Second District Court of Appeal Holds that Challenge to Project is Time-Barred, Since Statute of Limitations Starts Running with Initial Lease Approval, Not Subsequent Execution of Lease

Van De Kamps Coalition v. Board of Trustees of Los Angeles Comm. College District (2d Dist. May 8, 2012) ___ Cal.App.4th ___ (Case No. BS129238)

The Second District Court of Appeal upheld the trial court’s ruling sustaining a demurrer without leave to amend on the ground that a petition for writ of mandate challenging a community college district’s leasing of a campus site was time barred.

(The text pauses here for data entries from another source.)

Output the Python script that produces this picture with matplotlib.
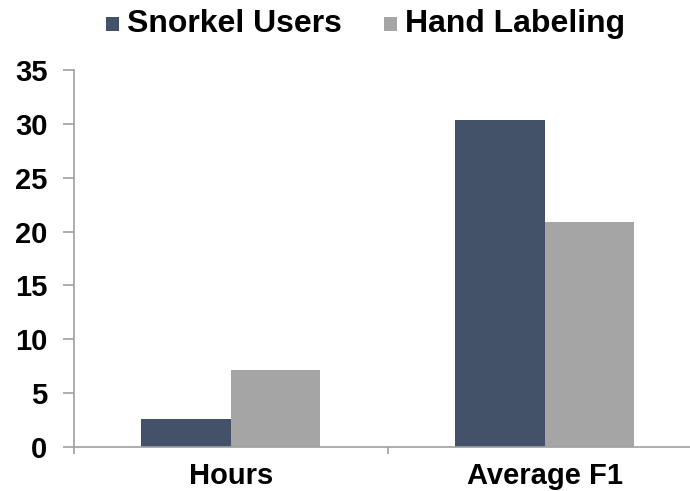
import numpy as np
import matplotlib.pyplot as plt

categories = ['Hours', 'Average F1']
snorkel_users = [2.6, 30.4]
hand_labeling = [7.15, 20.9]

plt.rcParams['font.family'] = ['Liberation Sans', 'DejaVu Sans']
plt.rcParams['font.weight'] = 'bold'

fig = plt.figure(figsize=(6.9, 4.91), dpi=100)
ax = fig.add_axes([0.107, 0.09, 0.91, 0.767])

x = np.arange(len(categories))
w = 0.285
ax.bar(x - w / 2, snorkel_users, w, color='#445269', label='Snorkel Users')
ax.bar(x + w / 2, hand_labeling, w, color='#a5a5a5', label='Hand Labeling')

ax.set_xlim(-0.5, 1.5)
ax.set_ylim(0, 35)
ax.set_yticks(range(0, 36, 5))
ax.set_xticks(x)
ax.set_xticklabels(categories)
ax.set_xticks([-0.5, 0.5, 1.5], minor=True)
ax.tick_params(axis='x', which='major', length=0, labelsize=21, pad=11)
ax.tick_params(axis='x', which='minor', length=5, color='#a0a0a0', width=1.2)
ax.tick_params(axis='y', length=8, color='#a0a0a0', width=1.2, labelsize=21, pad=11)

for s in ['top', 'right']:
    ax.spines[s].set_visible(False)
for s in ['left', 'bottom']:
    ax.spines[s].set_color('#a0a0a0')
    ax.spines[s].set_linewidth(1.2)

leg = fig.legend(loc='center', bbox_to_anchor=(0.53, 0.952), ncol=2, frameon=False,
                 fontsize=23, handlelength=0.42, handleheight=0.32, handletextpad=0.25,
                 columnspacing=1.3, borderpad=0)
# sit the little squares on the text baseline
for p in leg.get_patches():
    p.set_y(p.get_y() - 2.8)

fig.savefig('out.png', dpi=100)
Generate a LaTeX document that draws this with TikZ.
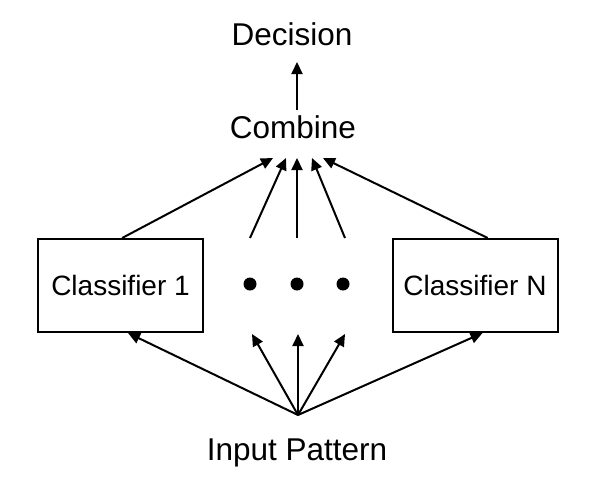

 The project at issue involved the two-acre Van de Kamps Bakery building site (Building) in Los Angeles which the Los Angeles Community College District (LACCD) purchased in 2001 to construct a community college. An EIR had previously been prepared for the site when a real estate developer had proposed to demolish the Bakery building and build a Home Base store. An EIR update and to addenda were prepared to analyze the environmental impacts of the community college.

In 2008, the LACCD realized that due to state budget cuts, it would be unable to operate the campus. In 2009, in order to use the site for educational purposes, the LACCD Board adopted resolutions approving an interim use of the property and authorized a five-year lease of the Building to an outside tenant (Resolutions). The LACCD Board, however, decided that the lease agreement did not warrant additional environmental review, since the site would be used for the same educational functions contemplated in the EIR update and addenda. The same year, the Board furthered its Resolutions through various actions, such as approving a $40,000 building redesign expenditure and approving the purchase of a neighboring property (Purchase Agreement).

 In 2010, appellant Van De Kamps filed suit against the Board, challenging the adequacy of CEQA review for the Resolutions and subsequent 2009 actions (CEQA I). Following the filing of CEQA I, in 2010, LACCD undertook additional actions furthering its Resolutions. These actions included leasing a portion of one building for employment training, adding indemnification provisions to the Purchase Agreement, and amending a contract to allow for additional architectural services. Appellant moved to amend its CEQA I petition to include claims based on the Board’s 2010 actions. When the trial court denied appellant’s motion, appellant filed a second petition (CEQA II) challenging the 2010 actions. LACCD filed a demurrer to the CEQA I petition, which was unopposed and sustained without leave to amend. LACCD thereafter filed a demurrer to the CEQA II petition claiming it was time-barred, since the 180-day statute of limitations had started running with the 2009 Resolutions, not the subsequent 2010 actions. The trial court sustained the demurrer without leave to amend and the appellate court upheld the trial court’s decision.

The court based its holding on the fact that the 2010 actions were not separate “projects” under CEQA, but were instead mere modifications to the 2009 Resolutions. The court analogized this case to City of Chula Vista v. County of San Diego (1994) 23 Cal.App.4th 1713, where the court found that the executed agreement did not differ substantially from the original agreement, and was thus not a separate project for purposes of triggering a new statute of limitations. As in Chula Vista, the execution of the lease was not different enough from the lease formation to warrant independent CEQA review.

In reaching its conclusion, the court looked to when projects take legal effect, i.e., are approved, and thus trigger their statutes of limitation. Citing Save Tara v. City of West Hollywood (2008) 45 Cal.4th 116, 134, the Court stated that approval occurs “when the agency first exercises its discretion to execute a contract or grant financial assistance, not when the last such discretionary decision is made.” Under this definition, LAACD “approved” the project in 2009 when it committed itself to the lease and the Purchase Agreement, and approved the $40,000 expenditure. The subsequent approvals in 2010 did not substantially change the project or its environmental effects. The court reiterated Save Tara’s policy objection to the notion that “any development agreement, no matter how definite and detailed, even if accompanied by substantial financial assistance from the agency and other strong indications of agency commitment to the project, falls short of approval so long as it leaves final CEQA decisions to the agency’s future discretion.”

In conclusion, the court found that the 2010 actions were merely mechanisms for implementing the 2009 Resolutions. As such, they did not re-trigger the 180-day statute of limitations. That statute had run, and appellant’s action was therefore time-barred.